Pictures stay out of this copy, which runs from the first line of the material through the line containing "return (H - MB - p) / ph".
____________________
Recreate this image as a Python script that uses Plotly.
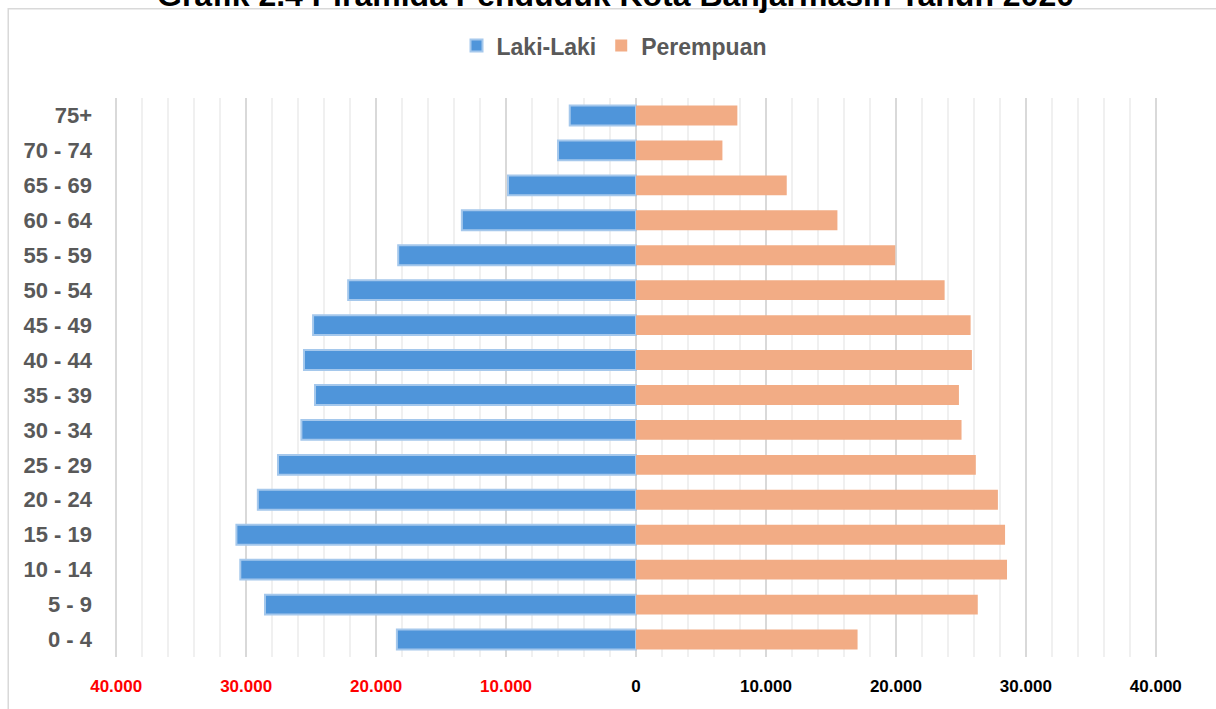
import plotly.graph_objects as go

age_groups = ["0 - 4", "5 - 9", "10 - 14", "15 - 19", "20 - 24", "25 - 29", "30 - 34",
              "35 - 39", "40 - 44", "45 - 49", "50 - 54", "55 - 59", "60 - 64",
              "65 - 69", "70 - 74", "75+"]
laki_laki = [18400, 28550, 30450, 30750, 29100, 27550, 25750, 24700, 25550, 24850,
             22150, 18300, 13400, 9850, 6000, 5100]
perempuan = [17050, 26300, 28550, 28400, 27850, 26150, 25050, 24850, 25850, 25750,
             23750, 19950, 15500, 11600, 6650, 7800]
tick_values = [-40000, -30000, -20000, -10000, 0, 10000, 20000, 30000, 40000]
tick_labels = ["40.000", "30.000", "20.000", "10.000", "0", "10.000", "20.000", "30.000", "40.000"]

W, H = 1216, 709
XR = 40400
scale = 1040 / 80000
ML = 636 - XR * scale
MR = W - (636 + XR * scale)
MT, MB = 97.5, 51.5
pw, ph = W - ML - MR, H - MT - MB

def px_x(p):
    return (p - ML) / pw

def px_y(p):
    return (H - MB - p) / ph

ticktext = []
for v, t in zip(tick_values, tick_labels):
    col = "#FF0000" if v < 0 else "#000000"
    ticktext.append(f"<span style='color:{col}'><b>{t}</b></span>")

fig = go.Figure()
fig.add_trace(go.Bar(
    y=age_groups, x=[-v for v in laki_laki], orientation="h", name="<b>Laki-Laki</b>",
    marker=dict(color="#4F95DA", line=dict(color="#A5C8EC", width=2)),
))
fig.add_trace(go.Bar(
    y=age_groups, x=perempuan, orientation="h", name="<b>Perempuan</b>",
    marker=dict(color="#F2AC85", line=dict(color="#F2AC85", width=0)),
))

fig.update_layout(
    width=W, height=H,
    margin=dict(l=ML, r=MR, t=MT, b=MB, autoexpand=False),
    barmode="relative", bargap=0.43,
    plot_bgcolor="white", paper_bgcolor="white",
    font=dict(family="Liberation Sans, Arial, sans-serif"),
    legend=dict(orientation="h", x=px_x(614), xanchor="center", y=px_y(45), yanchor="middle",
                font=dict(size=23, color="#595959"), traceorder="normal",
                itemwidth=30, bgcolor="rgba(0,0,0,0)"),
    showlegend=True,
)
fig.add_annotation(text="<b>Grafik 2.4 Piramida Penduduk Kota Banjarmasin Tahun 2020</b>",
                   xref="paper", yref="paper", x=px_x(615), y=px_y(-6), xanchor="center",
                   yanchor="middle", showarrow=False, font=dict(size=32, color="#000000"))
fig.update_xaxes(
    range=[-XR, XR], tickvals=tick_values, ticktext=ticktext,
    showgrid=True, gridcolor="#D9D9D9", gridwidth=1.5,
    zeroline=True, zerolinecolor="#D9D9D9", zerolinewidth=1.5,
    minor=dict(dtick=2000, tick0=0, showgrid=True, gridcolor="#F0F0F0", gridwidth=1.5),
    tickfont=dict(size=17), ticks="", ticklabelstandoff=17, fixedrange=True,
    showline=False,
)
fig.update_yaxes(
    categoryorder="array", categoryarray=age_groups, range=[-0.5, 15.5],
    tickfont=dict(size=22, color="#595959"), ticks="", ticklabelstandoff=18,
    showgrid=False, showline=False,
)
fig.update_yaxes(tickvals=age_groups, ticktext=[f"<b>{a}</b>" for a in age_groups])

fig.add_shape(type="rect", xref="paper", yref="paper",
              x0=px_x(8), x1=px_x(1230), y0=px_y(8), y1=px_y(730),
              line=dict(color="#D9D9D9", width=1.5), fillcolor="rgba(0,0,0,0)", layer="below")

fig.write_html("out.html", config={"displayModeBar": False},
               post_script="document.body.style.margin='0';")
____________________
_Solution to this task_
Recreate this image as a Python script that uses Plotly.
import plotly.graph_objects as go

age_groups = ["0 - 4", "5 - 9", "10 - 14", "15 - 19", "20 - 24", "25 - 29", "30 - 34",
              "35 - 39", "40 - 44", "45 - 49", "50 - 54", "55 - 59", "60 - 64",
              "65 - 69", "70 - 74", "75+"]
laki_laki = [18400, 28550, 30450, 30750, 29100, 27550, 25750, 24700, 25550, 24850,
             22150, 18300, 13400, 9850, 6000, 5100]
perempuan = [17050, 26300, 28550, 28400, 27850, 26150, 25050, 24850, 25850, 25750,
             23750, 19950, 15500, 11600, 6650, 7800]
tick_values = [-40000, -30000, -20000, -10000, 0, 10000, 20000, 30000, 40000]
tick_labels = ["40.000", "30.000", "20.000", "10.000", "0", "10.000", "20.000", "30.000", "40.000"]

W, H = 1216, 709
XR = 40400
scale = 1040 / 80000
ML = 636 - XR * scale
MR = W - (636 + XR * scale)
MT, MB = 97.5, 51.5
pw, ph = W - ML - MR, H - MT - MB

def px_x(p):
    return (p - ML) / pw

def px_y(p):
    return (H - MB - p) / ph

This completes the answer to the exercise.